Nonetheless, while the immediate instincts of participants in Syntagma worked against recuperative attempts, a major limit of the squares mobilization was that its anti-political form did not generate a similar content. Politics, as a separate and separating sphere of activity, is not only to be found in parliament and/or the official organizations and groupings of the Left. It is, above all, a structurally embedded belief in a certain process, historically grounded on existing social relations. Thus, and though the squares movement included the formal rejection of political processes (opting for ‘direct democracy’, another fashionable phrase empty of real content), it had nothing to say against informal processes. The rejection of traditional political practices was thus replaced by a fetishism of procedure, whose aspiration to radicalism was confined to the promise that all voices would be heard. As a result, while rightfully rejecting the lectures of ‘experts’, the square ended up pointlessly glorifying the monologues of ‘non-experts’. The ensuing ‘succession of monologues’ might have been inspiring in its rejection of the usual, hopelessly gendered, professionalism that one comes across in these cases, but it ended up being a barrier to the practical necessities of the movement, as it became increasingly difficult to reach any decision that could act as a real barrier to the ongoing austerity. What remained was the illusion that words (whether angry, confused or heartfelt) could play a role in halting a process of economic restructuring.

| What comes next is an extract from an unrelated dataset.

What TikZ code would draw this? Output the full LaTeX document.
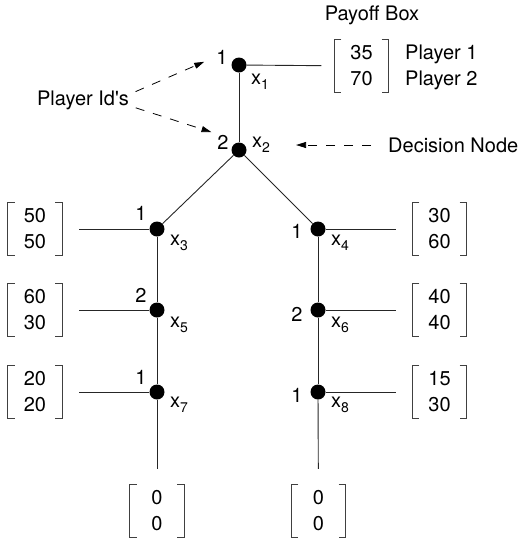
\documentclass[tikz,border=0pt]{standalone}
\usepackage{fontspec}
\setmainfont{TeX Gyre Heros}[Ligatures=TeXOff]
\usetikzlibrary{positioning, arrows.meta}

% variable name with a lowered index
\newcommand{\xsub}[1]{x\raisebox{-5pt}{\fontsize{14}{14}\selectfont #1}}

% payoff vector between square brackets: name, position, entries
\newcommand{\payoffbox}[3]{%
  \node[payoff] (#1) at (#2) {#3};
  \draw[bracket] ([xshift=7pt]#1.north west) -- (#1.north west) -- (#1.south west) -- ++(7pt,0);
  \draw[bracket] ([xshift=-7pt]#1.north east) -- (#1.north east) -- (#1.south east) -- ++(-7pt,0);
}

\begin{document}
\begin{tikzpicture}[x=1pt, y=-1pt,
    every node/.style={font=\fontsize{20}{26}\selectfont, inner sep=1pt},
    dot/.style={circle, fill=black, inner sep=0pt, minimum size=15pt},
    edge/.style={line width=0.9pt, black!85},
    payoff/.style={align=center, minimum width=54pt, minimum height=52pt, inner sep=0pt},
    bracket/.style={line width=1.1pt, black!75},
    hint/.style={dash pattern=on 9pt off 9pt, line width=0.8pt, -{Triangle[length=10pt, width=6pt]}}
]
    \useasboundingbox (0,0) rectangle (531,539);

    % === Decision nodes ===
    \node[dot] (x1) at (239,65) {};
    \node[dot] (x2) at (239,150) {};
    \node[dot] (x3) at (157,229) {};
    \node[dot] (x4) at (318,229) {};
    \node[dot] (x5) at (157,310) {};
    \node[dot] (x6) at (318,310) {};
    \node[dot] (x7) at (157,392) {};
    \node[dot] (x8) at (318,392) {};

    % Player ids and node names
    \node (id1) at ([shift={(-17,-8)}]x1) {1};
    \node (lx1) at ([shift={(21,17)}]x1) {\xsub{1}};
    \node (id2) at ([shift={(-16,-8)}]x2) {2};
    \node (lx2) at ([shift={(22,-5)}]x2) {\xsub{2}};
    \node (id3) at ([shift={(-16,-16)}]x3) {1};
    \node (lx3) at ([shift={(22,14)}]x3) {\xsub{3}};
    \node (id4) at ([shift={(-21,2)}]x4) {1};
    \node (lx4) at ([shift={(22,14)}]x4) {\xsub{4}};
    \node (id5) at ([shift={(-16,-15)}]x5) {2};
    \node (lx5) at ([shift={(22,15)}]x5) {\xsub{5}};
    \node (id6) at ([shift={(-21,4)}]x6) {2};
    \node (lx6) at ([shift={(22,15)}]x6) {\xsub{6}};
    \node (id7) at ([shift={(-16,-15)}]x7) {1};
    \node (lx7) at ([shift={(22,13)}]x7) {\xsub{7}};
    \node (id8) at ([shift={(-21,3)}]x8) {1};
    \node (lx8) at ([shift={(22,13)}]x8) {\xsub{8}};

    % === Payoffs ===
    \payoffbox{pay1}{361.5,66}{35\\70}
    \payoffbox{pay3}{35,229}{50\\50}
    \payoffbox{pay4}{439.5,229}{30\\60}
    \payoffbox{pay5}{35,310}{60\\30}
    \payoffbox{pay6}{439.5,310}{40\\40}
    \payoffbox{pay7}{35,392}{20\\20}
    \payoffbox{pay8}{439.5,392}{15\\30}
    \payoffbox{pay9}{157,511}{0\\0}
    \payoffbox{pay10}{318.5,511}{0\\0}

    \node (paylabel) at (372,15) {Payoff Box};
    \node[anchor=west] (pl1) at (404,54) {Player 1};
    \node[anchor=west] (pl2) at (404,80) {Player 2};

    % === Tree ===
    \draw[edge] (x1) -- (x2);
    \draw[edge] (x2) -- (x3);
    \draw[edge] (x2) -- (x4);
    \draw[edge] (x3) -- (x5);
    \draw[edge] (x5) -- (x7);
    \draw[edge] (x4) -- (x6);
    \draw[edge] (x6) -- (x8);
    \draw[edge, shorten >=16pt] (x7) -- (pay9);
    \draw[edge, shorten >=16pt] (x8) -- (pay10);

    % moves that end the game
    \draw[edge, shorten >=13pt] (x1) -- (pay1);
    \draw[edge, shorten >=17pt] (x3) -- (pay3);
    \draw[edge, shorten >=17pt] (x5) -- (pay5);
    \draw[edge, shorten >=17pt] (x7) -- (pay7);
    \draw[edge, shorten >=16pt] (x4) -- (pay4);
    \draw[edge, shorten >=16pt] (x6) -- (pay6);
    \draw[edge, shorten >=16pt] (x8) -- (pay8);

    % === Annotations ===
    \node (ids) at (83,100) {Player Id's};
    \node[anchor=west] (dec) at (387,145) {Decision Node};
    \draw[hint, shorten <=6pt, shorten >=12pt] ([yshift=6pt]ids.east) -- (id1.west);
    \draw[hint, shorten <=6pt, shorten >=5pt] ([yshift=-6pt]ids.east) -- (id2.north west);
    \draw[hint, shorten <=16pt, shorten >=25pt] (dec.west) -- (lx2.east);

\end{tikzpicture}
\end{document}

The helplessness felt vis-à-vis the implementation of austerity was eventually compensated by a fetishistic enthusiasm over ‘participation’. Claiming its rightful spot in the catalogue of meaningless catchphrases of our times, ‘participation’ is only capable of describing a ‘being-there’, while having nothing to say about the content of what one is doing. In the end, as is often the case with fetishism, the term came to mean its opposite: doing nothing while being there. Instead of using this truth (being there) as a starting point for specific actions, a large contingency of the movement felt it was enough to merely declare their presence and moral superiority over those who were deciding their fate in order for economic restructuring to stop. Not surprisingly, it did not.